- Exercise task -
Reply with one number only, the count of lines holding the string "matplotlib".

___ Provided material

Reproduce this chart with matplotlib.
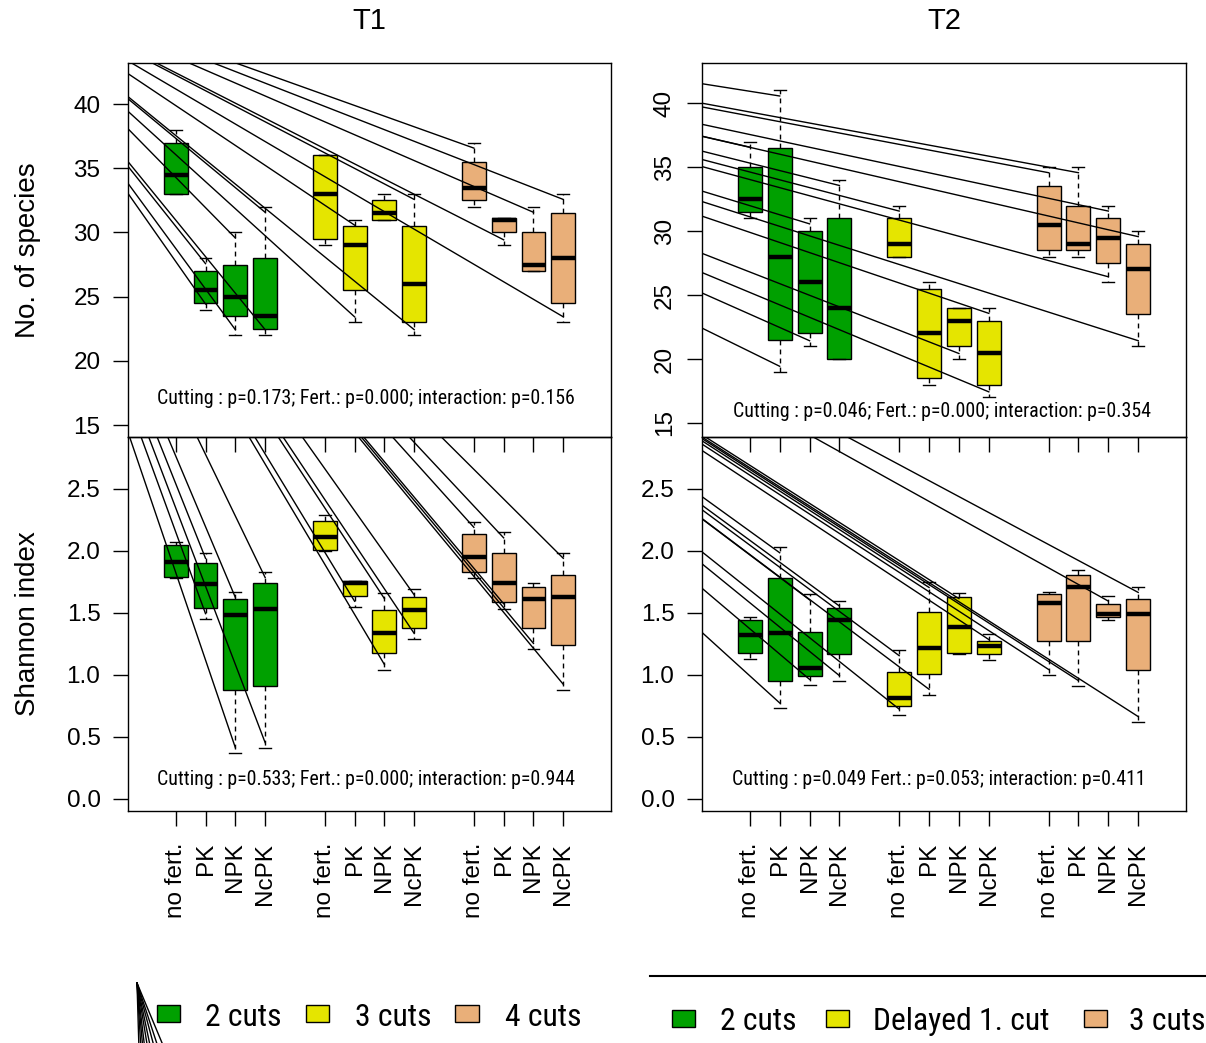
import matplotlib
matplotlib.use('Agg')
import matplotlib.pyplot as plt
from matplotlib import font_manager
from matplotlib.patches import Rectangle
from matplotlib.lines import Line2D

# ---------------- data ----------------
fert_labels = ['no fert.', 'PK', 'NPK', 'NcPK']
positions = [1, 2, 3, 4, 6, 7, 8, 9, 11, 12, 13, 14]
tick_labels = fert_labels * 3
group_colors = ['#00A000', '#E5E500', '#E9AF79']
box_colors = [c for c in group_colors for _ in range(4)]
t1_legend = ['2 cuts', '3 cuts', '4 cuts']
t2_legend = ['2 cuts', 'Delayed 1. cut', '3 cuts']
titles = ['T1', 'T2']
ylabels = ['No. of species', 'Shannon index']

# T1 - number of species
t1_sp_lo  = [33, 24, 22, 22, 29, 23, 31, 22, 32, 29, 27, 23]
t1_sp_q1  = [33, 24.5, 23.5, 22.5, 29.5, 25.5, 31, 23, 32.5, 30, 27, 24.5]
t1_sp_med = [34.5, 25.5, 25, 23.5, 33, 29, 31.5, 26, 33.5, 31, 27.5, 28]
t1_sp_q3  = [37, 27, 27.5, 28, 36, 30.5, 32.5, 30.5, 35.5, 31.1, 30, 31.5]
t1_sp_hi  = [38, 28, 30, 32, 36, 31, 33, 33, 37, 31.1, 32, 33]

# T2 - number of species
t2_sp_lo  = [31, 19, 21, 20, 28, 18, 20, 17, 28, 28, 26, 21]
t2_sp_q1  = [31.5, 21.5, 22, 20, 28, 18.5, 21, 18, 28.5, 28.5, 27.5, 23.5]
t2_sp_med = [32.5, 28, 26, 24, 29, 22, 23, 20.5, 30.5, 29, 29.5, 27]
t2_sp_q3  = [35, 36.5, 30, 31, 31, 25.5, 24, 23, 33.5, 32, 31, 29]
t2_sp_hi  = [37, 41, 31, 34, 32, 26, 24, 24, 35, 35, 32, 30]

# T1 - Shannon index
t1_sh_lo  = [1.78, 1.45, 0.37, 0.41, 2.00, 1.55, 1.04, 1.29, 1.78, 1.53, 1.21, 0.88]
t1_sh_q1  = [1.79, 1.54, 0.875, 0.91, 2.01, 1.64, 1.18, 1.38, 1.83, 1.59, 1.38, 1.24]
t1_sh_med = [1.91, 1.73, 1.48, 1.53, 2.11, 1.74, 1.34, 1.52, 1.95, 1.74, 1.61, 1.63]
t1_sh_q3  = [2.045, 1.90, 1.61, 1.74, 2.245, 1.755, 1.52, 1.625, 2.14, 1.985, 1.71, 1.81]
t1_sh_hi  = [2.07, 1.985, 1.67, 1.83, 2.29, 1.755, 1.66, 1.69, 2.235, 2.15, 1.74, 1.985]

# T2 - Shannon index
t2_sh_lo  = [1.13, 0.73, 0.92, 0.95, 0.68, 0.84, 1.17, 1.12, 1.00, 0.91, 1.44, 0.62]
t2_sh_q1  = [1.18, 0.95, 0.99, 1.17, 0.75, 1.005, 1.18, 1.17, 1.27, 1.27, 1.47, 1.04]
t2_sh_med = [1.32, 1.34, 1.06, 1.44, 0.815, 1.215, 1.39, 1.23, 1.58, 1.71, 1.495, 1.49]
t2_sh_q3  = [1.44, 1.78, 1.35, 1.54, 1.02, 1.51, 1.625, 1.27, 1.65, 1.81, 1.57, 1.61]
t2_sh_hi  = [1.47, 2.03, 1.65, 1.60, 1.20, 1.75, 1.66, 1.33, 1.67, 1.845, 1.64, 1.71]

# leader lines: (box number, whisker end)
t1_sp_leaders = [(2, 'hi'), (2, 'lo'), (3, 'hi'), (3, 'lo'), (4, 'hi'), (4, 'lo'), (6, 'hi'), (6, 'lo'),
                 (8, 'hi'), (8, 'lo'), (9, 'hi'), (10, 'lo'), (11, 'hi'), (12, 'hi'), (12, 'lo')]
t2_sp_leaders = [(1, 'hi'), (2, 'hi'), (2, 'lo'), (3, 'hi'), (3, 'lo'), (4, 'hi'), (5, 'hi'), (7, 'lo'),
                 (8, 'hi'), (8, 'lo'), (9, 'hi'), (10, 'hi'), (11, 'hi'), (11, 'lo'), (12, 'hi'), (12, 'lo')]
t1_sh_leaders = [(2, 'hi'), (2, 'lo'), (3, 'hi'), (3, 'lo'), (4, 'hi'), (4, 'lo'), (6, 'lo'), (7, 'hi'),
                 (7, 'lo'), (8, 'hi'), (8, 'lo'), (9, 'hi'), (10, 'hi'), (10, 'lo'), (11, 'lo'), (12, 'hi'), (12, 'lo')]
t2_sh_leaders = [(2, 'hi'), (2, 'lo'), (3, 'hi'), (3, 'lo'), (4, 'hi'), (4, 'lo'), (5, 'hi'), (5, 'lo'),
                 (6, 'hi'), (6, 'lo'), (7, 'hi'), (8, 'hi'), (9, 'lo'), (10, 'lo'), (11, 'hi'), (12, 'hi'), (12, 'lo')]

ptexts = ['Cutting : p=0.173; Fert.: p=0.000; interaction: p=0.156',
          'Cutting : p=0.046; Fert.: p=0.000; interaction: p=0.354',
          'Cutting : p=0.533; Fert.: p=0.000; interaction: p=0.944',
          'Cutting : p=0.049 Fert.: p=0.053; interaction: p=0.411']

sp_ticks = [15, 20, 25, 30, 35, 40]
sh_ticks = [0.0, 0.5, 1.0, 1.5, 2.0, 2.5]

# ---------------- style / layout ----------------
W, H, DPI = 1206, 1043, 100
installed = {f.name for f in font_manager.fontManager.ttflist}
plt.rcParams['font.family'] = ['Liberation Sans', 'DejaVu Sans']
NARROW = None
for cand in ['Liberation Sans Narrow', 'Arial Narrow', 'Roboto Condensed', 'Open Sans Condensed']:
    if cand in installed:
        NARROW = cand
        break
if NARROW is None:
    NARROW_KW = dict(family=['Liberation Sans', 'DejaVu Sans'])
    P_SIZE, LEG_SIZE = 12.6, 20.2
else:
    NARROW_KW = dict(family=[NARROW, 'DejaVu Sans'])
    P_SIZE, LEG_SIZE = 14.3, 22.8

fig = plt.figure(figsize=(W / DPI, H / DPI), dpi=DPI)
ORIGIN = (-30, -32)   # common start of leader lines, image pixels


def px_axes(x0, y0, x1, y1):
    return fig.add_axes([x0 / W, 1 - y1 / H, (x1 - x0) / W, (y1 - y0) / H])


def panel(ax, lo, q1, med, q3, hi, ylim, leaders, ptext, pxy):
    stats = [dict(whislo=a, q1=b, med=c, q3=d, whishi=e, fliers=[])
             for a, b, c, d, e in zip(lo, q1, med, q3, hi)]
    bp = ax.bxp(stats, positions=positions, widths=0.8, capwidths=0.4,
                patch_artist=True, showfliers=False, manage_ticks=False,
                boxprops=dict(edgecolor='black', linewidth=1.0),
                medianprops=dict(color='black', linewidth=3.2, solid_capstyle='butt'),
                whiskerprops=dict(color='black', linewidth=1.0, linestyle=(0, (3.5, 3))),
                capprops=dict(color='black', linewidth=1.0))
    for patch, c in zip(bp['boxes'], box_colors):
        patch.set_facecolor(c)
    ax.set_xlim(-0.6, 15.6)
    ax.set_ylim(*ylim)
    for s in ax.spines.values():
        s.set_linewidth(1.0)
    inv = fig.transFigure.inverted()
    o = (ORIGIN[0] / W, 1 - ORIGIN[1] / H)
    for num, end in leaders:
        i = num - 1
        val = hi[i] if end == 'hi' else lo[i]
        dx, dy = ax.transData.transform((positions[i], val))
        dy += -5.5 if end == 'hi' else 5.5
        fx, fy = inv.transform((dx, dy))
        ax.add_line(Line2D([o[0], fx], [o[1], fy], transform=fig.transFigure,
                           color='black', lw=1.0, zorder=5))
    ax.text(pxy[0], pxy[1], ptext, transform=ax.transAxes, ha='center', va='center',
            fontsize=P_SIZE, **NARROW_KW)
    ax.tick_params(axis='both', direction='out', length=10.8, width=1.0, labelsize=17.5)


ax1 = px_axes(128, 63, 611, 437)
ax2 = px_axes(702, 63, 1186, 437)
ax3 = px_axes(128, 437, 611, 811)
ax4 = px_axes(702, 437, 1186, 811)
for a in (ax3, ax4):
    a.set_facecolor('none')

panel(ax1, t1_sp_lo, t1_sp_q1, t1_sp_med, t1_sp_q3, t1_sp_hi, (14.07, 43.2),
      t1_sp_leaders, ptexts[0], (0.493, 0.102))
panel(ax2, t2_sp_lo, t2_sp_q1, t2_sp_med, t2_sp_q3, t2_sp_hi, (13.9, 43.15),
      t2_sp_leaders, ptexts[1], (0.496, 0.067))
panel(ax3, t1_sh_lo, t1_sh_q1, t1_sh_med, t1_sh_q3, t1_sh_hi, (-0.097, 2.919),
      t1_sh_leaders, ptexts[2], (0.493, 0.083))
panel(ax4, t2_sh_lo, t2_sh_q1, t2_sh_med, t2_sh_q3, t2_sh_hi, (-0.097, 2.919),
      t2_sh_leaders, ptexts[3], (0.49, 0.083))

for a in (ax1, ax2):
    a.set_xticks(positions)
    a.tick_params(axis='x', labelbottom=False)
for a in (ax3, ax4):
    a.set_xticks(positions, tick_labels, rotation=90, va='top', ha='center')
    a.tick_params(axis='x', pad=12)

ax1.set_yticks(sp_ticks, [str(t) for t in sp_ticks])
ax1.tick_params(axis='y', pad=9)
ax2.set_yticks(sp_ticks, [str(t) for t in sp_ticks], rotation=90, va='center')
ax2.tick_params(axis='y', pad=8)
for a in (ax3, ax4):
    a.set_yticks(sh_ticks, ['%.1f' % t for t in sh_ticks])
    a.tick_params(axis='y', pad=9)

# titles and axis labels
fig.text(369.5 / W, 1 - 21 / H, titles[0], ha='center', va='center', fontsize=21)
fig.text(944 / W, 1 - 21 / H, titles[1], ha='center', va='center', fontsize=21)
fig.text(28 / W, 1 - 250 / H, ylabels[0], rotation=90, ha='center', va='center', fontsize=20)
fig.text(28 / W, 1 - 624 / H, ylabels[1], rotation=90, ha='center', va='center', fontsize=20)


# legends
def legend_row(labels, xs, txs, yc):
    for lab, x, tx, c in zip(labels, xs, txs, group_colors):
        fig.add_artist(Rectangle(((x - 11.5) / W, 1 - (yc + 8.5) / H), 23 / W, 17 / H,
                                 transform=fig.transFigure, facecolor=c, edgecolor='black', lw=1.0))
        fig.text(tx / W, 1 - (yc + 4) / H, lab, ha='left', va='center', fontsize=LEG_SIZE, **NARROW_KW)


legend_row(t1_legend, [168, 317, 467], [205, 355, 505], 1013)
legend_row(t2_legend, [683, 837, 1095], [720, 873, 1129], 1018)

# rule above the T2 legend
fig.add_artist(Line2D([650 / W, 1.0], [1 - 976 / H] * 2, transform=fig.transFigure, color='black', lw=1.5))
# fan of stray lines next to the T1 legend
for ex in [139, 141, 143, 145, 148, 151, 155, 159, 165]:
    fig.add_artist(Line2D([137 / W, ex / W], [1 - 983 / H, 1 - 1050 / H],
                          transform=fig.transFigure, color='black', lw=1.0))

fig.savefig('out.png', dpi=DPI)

______

- Task output -
7